When the German people gave their Leader a mandate to guide their destiny in 1933, and this decision has been confirmed by overwhelming demonstrations again and again, so that National Socialism is entitled to keep criticism, which it has never fought shy of, within proper limits, Germany was on the brink of a communist revolution. She was in economic, social and other troubles of a worse nature than other countries have experienced, least of all the Allied states. In foreign affairs, Germany’s position was so difficult that the whole discipline of the people was required to overcome each crisis. Can one demand in such times that every contemporary should, without any mandate from others, have the right to criticise this or that measure?

In quiet periods, public disputes as to opinion may even be stimulating, in times of trouble, they are dangerous, and a responsible State leadership cannot permit this. The German people decided clearly for National Socialism, and there is no further justification for continuing a campaign of press criticisms.

One sometimes hears the question as to why propaganda and people’s enlightenment is necessary now that Germany has become National Socialist. With as much justification, one might assert that we are all in favour of understanding between the nations, and can, therefore, drop the subject.
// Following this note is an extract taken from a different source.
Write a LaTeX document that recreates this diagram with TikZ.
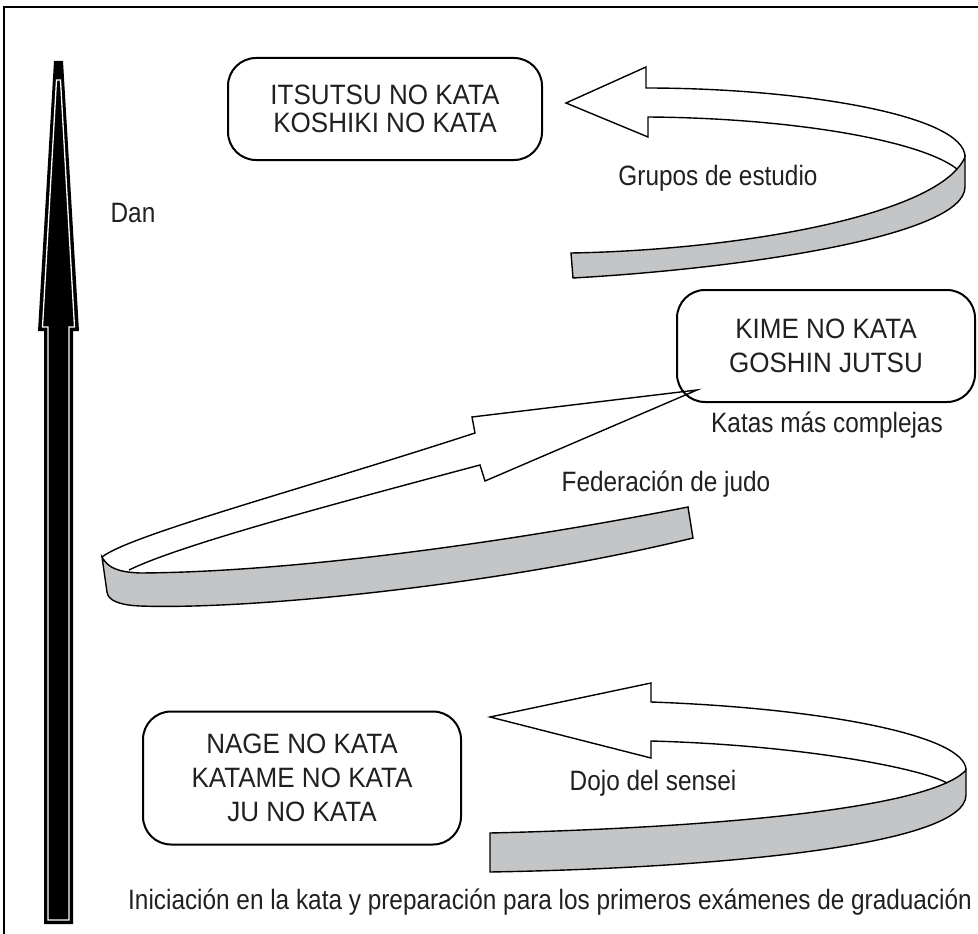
\documentclass[tikz,border=0pt]{standalone}
\usepackage{fontspec}
\setmainfont{Liberation Sans}[FakeStretch=0.87]
\newfontfamily\katafont{Liberation Sans}[FakeStretch=0.93]
\definecolor{ribbongray}{RGB}{196,197,199}
\definecolor{inkblack}{RGB}{35,31,32}

\begin{document}
\begin{tikzpicture}[x=1pt, y=-1pt,
    kata/.style={draw, line width=2pt, rounded corners=28pt, align=center, inner sep=0pt,
                 font=\katafont\fontsize{28}{34}\selectfont, text=inkblack},
    caption/.style={inner sep=0pt, font=\fontsize{28}{34}\selectfont, text=inkblack},
    ribbon/.style={line width=1.4pt, line join=miter},
    under/.style={ribbon, fill=ribbongray}]
    \useasboundingbox (0,0) rectangle (978,934);

    % Frame
    \draw[line width=1.5pt] (4,934) -- (4,7) -- (978,7);

    % Dan arrow
    \fill (54,61) -- (63,61) -- (79,331) -- (73,331) -- (73,924) -- (44,924) -- (44,331) -- (38,331) -- cycle;
    \draw[white, line width=1.3pt] (56.5,80) -- (60.5,80) -- (74.5,327) -- (69,327) -- (69,920) -- (48,920) -- (48,327) -- (42.5,327) -- cycle;
    \node[caption] (dan) at (133,213) {Dan};

    % Kata groups
    \node[kata, minimum width=314pt, minimum height=102pt] (itsutsu) at (385,109) {ITSUTSU NO KATA\\[-6pt]KOSHIKI NO KATA};
    \node[kata, minimum width=298pt, minimum height=112pt] (kime) at (826,346) {KIME NO KATA\\GOSHIN JUTSU};
    \node[kata, minimum width=318pt, minimum height=133pt] (nage) at (302,778) {NAGE NO KATA\\KATAME NO KATA\\JU NO KATA};

    % Top ribbon
    \draw[under] (965,157) .. controls (940,215) and (740,250) .. (571,253) -- (573,278)
        .. controls (750,268) and (965,235) .. (965,187) -- cycle;
    \draw[ribbon] (957,169) .. controls (920,140) and (790,118) .. (648,117) -- (648,137) -- (566,103)
        -- (646,67) -- (646,88) .. controls (800,88) and (965,115) .. (965,157);
    \node[caption] (grupos) at (718,178) {Grupos de estudio};

    % Middle ribbon
    \draw[under] (102,557) .. controls (108,568) and (118,572) .. (140,573)
        .. controls (300,572) and (520,540) .. (688,507) -- (693,538)
        .. controls (500,585) and (250,610) .. (140,606) .. controls (118,605) and (108,600) .. (107,592) -- cycle;
    \draw[ribbon] (129,570) .. controls (180,545) and (330,505) .. (480,465) -- (485,481) -- (697,390)
        -- (472,417) -- (475,433) .. controls (300,490) and (130,535) .. (102,557);
    \node[caption] (federacion) at (666,484) {Federación de judo};
    \node[caption] (katas) at (827,425) {Katas más complejas};

    % Bottom ribbon
    \draw[under] (966,770) .. controls (930,810) and (700,828) .. (490,833) -- (490,872)
        .. controls (720,868) and (966,845) .. (966,795) -- cycle;
    \draw[ribbon] (947,783) .. controls (920,768) and (800,745) .. (651,741) -- (651,758) -- (490,717)
        -- (651,683) -- (651,702) .. controls (820,708) and (966,735) .. (966,770);
    \node[caption] (dojo) at (653,783) {Dojo del sensei};

    \node[caption] (iniciacion) at (550,902) {Iniciación en la kata y preparación para los primeros exámenes de graduación};
\end{tikzpicture}
\end{document}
If this is done the idea is forced into the background, and people appear who are not so sure of the need for understanding as the silent believers in this idea.

National Socialism was victorious because it made the people politically active, bringing the burning questions of the day before the Man in the Street, making the results of his attitude clear to him, and persuading him to work for a principle, and not merely to think about his own business. It wishes to say the same as Baldwin did in his last important speech as Prime Minister when addressing the youth: “So I say take an interest in Government.” The danger of the people losing interest in public life, or, if left to themselves, of lending their ears to false prophets and sensational rumours is too great. Rumours or false reports were never better described than in the prologue to Henry IV:

I, from the orient to the drooping west,
Making the wind my post-horse, still unfold
The acts commenced on this ball of earth:
Upon my tongues continual slanders ride,
The which in every language I pronounce,
Stuffing the ears of men with false reports.

Rumour can only be brought to an end by enlightenment. The object of this work of enlightenment is not, however, to talk at people until they agree with everything, or to keep everything they should not know from them. The German people, taken on an average, are much too well educated, too interested, and too thoughtful to allow themselves to be persuaded to accept something they do not want. It would be bad tactics, doomed to failure, if one were to speculate on the ignorance or limitations of the masses. If they are ignorant they should be enlightened. In this sense, propaganda is an educational work. It cannot be left to accident to decide what sources lead to the formation of the individual’s conclusions, and on this account what is of importance in the life of the nation is to be brought to him. We do not only learn at school, after all, but also in life afterwards. But bad teachers in politics have often caused the greatest misfortunes. That is what the work of enlightenment of National Socialism wishes to prevent. People are to be instructed, and, especially they are not to be allowed to doze again, but to maintain an inner participation in the fate of the nation, and not to forget that each individual is a responsible link in the great community the German people represent.